First and foremost, we need to get back in touch with our intrinsic motivation for being creative—the internal joy and fulfillment that inspires us to create in the first place. “There’s this kind of Goldilocks balance, if you will, where creativity is really about doing something you enjoy and want to spend time pursuing. When you practice, you naturally get better at it,” says Beghetto.
Murphy Paul reminds us that creativity begins with play. “Seeing, having fun, doing things for pleasure without so much goal orientation [helps rekindle creativity],” she says. “Creativity really blossoms when you lift the pressures we put on ourselves and give yourself permission to play and experiment.”

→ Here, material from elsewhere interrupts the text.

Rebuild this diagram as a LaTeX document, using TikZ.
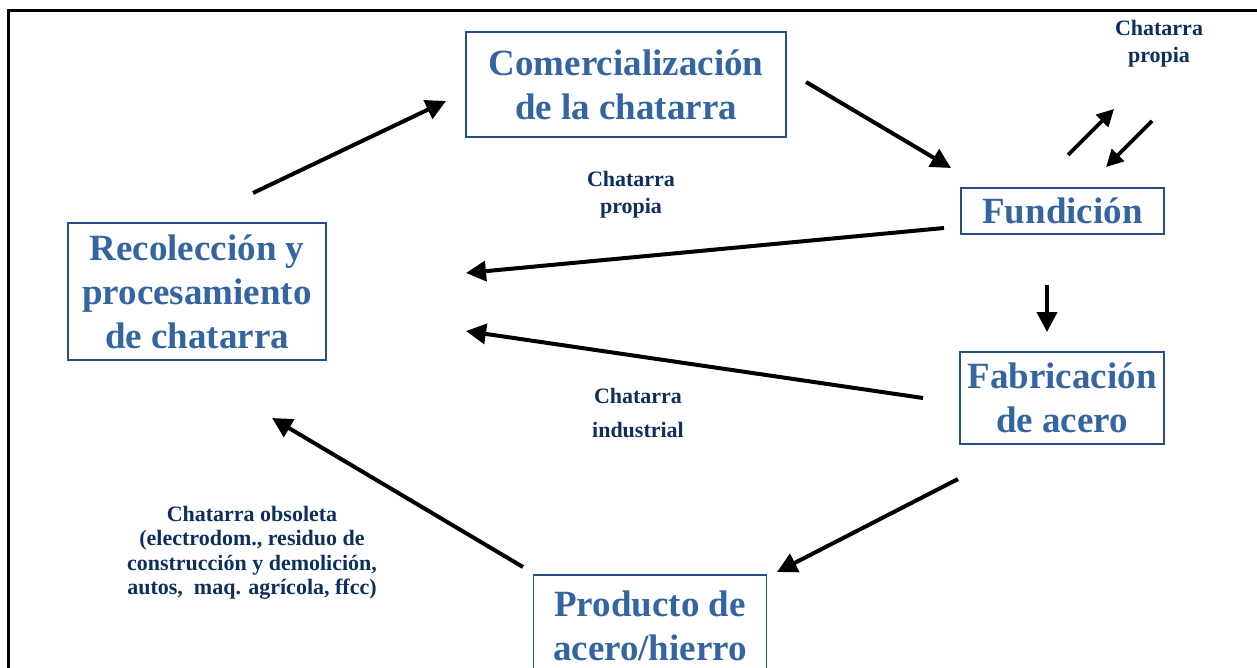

Wonder Seeker author Andrea Scher recommends practicing mindfulness, a natural complement to creativity. “When we’re in this very open place of presence, our heart is open, our eyes are open a little wider… I think that when we’re in our creative flow we are also in deep presence. We’re also in a state of intimacy with what we’re creating.”
When the experience of creative mortification has locked one door for good, try opening another one. Orenstein still doesn’t draw, but she does play guitar and sings, knits, and, of course, writes.
“Recognize that creativity is something we can all do and love, whether it’s baking or messing around with test tubes or playing basketball, something that gives you that kind of joy,” says Orenstein. “I think the point is that as humans, we need creativity, maybe not to survive, but to thrive, and we need creativity for joy and enrichment. And it doesn’t have to be anything that anybody else knows you do.”
While I’m not about to perform gymnastics in a bumblebee leotard anytime soon, I am planning to learn to garden this spring, and am braving the rewrite of a middle-grade novel, my first. Facing rejections from potential agents did, in fact, feel mortifying–but ultimately my sense of purpose overrode that of failure. In the end, I’m writing for myself and my sons, and believe that practice does fuel growth.
In the words of artist Henri Matisse, “Creativity takes courage.” That, and the willingness to fail and then get back up again.